HTML widgets such as plotly and leaflet etc. are little finicky. They may not work well in many instances in a html file. Certainly won’t work when you knit to a docx or pdf. In many instances, it may be beneficial to stick to static images provided by ggplot or other frameworks.
In particular, for the moment, do not continue the code chunk after you call the htmlwidget, instead create a new one.
Conclusions
We covered a lot of ground in this tutorial. I do not expect all of this to make sense right away and you will be proficient by the end of this tutorial. I constantly refer to old code to reuse, make mistakes, correct them, solve small problems.
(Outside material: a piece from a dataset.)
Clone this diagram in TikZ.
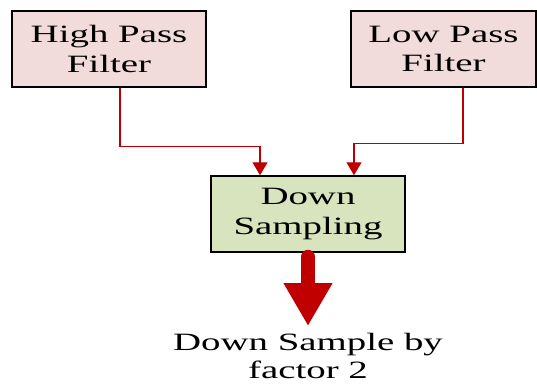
\documentclass[tikz,border=0pt]{standalone}
\usepackage{fontspec}
\setmainfont{Liberation Serif}[FakeStretch=1.56]
\usetikzlibrary{arrows.meta}
\definecolor{boxred}{HTML}{F2DCDB}
\definecolor{boxgreen}{HTML}{D7E4BD}
\definecolor{darkred}{HTML}{C00000}
\begin{document}
\begin{tikzpicture}[x=1bp,y=-1bp,
  block/.style={draw=black,line width=1.5bp,minimum width=194bp,minimum height=76bp,
    inner sep=0pt,align=center,font=\fontsize{25}{30}\selectfont},
  conn/.style={draw=darkred,line width=1.4bp,-{Triangle[width=15bp,length=13bp]}},
  bigarrow/.style={draw=darkred,line width=14bp,line cap=round,
    -{Triangle[width=46bp,length=43bp]}}]
\useasboundingbox (0,0) rectangle (537,383);
\node[block,fill=boxred] (hp) at (109,49) {High Pass\\Filter};
\node[block,fill=boxred,minimum width=185bp] (lp) at (443.5,49) {Low Pass\\Filter};
\node[block,fill=boxgreen] (ds) at (308,214) {Down\\Sampling};
\draw[conn] ([xshift=11bp]hp.south) -- ++(0,59) -| ([xshift=-48bp]ds.north);
\draw[conn] ([xshift=19.5bp]lp.south) -- ++(0,56) -| ([xshift=46bp]ds.north);
\coordinate (tip) at (308,326);
\draw[bigarrow] ([yshift=-4bp]ds.south) -- (tip);
\node[anchor=north,align=center,font=\fontsize{25}{28}\selectfont,inner sep=0pt]
  (out) at (308,333) {Down Sample by\\factor 2};
\end{tikzpicture}
\end{document}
The main point is not to use analysis for its own sake, but to illustrate a story. Exploratory data anlysis will get you a long way in telling the story. You should spend a lot of time cleaning the data, understanding it and figuring out the best way to communicate your insights.
Additional references
Always use the help commands. One of the strengths of R is its effective doucumentation, which includes examples and usage. Help on a particular command can be accessed with ?
e.g. ?group_by
.
The following books are useful for reference.
-
Grolemund, Garrett and Hadley Wickham (2017). R for Data Science: Import, Tidy, Transform, Visualize, and Model Data. Sebastopol, CA: O’ Reilly media,. http://r4ds.had.co.nz/.
-
Venables, W.N. and Ripley, B.D. (2003). Modern Applied Statistics with S. New York, NY: Springer
In particular, Grolemund and Wickham is excellent for data munging operations. This usually takes up large portion of the analytical work.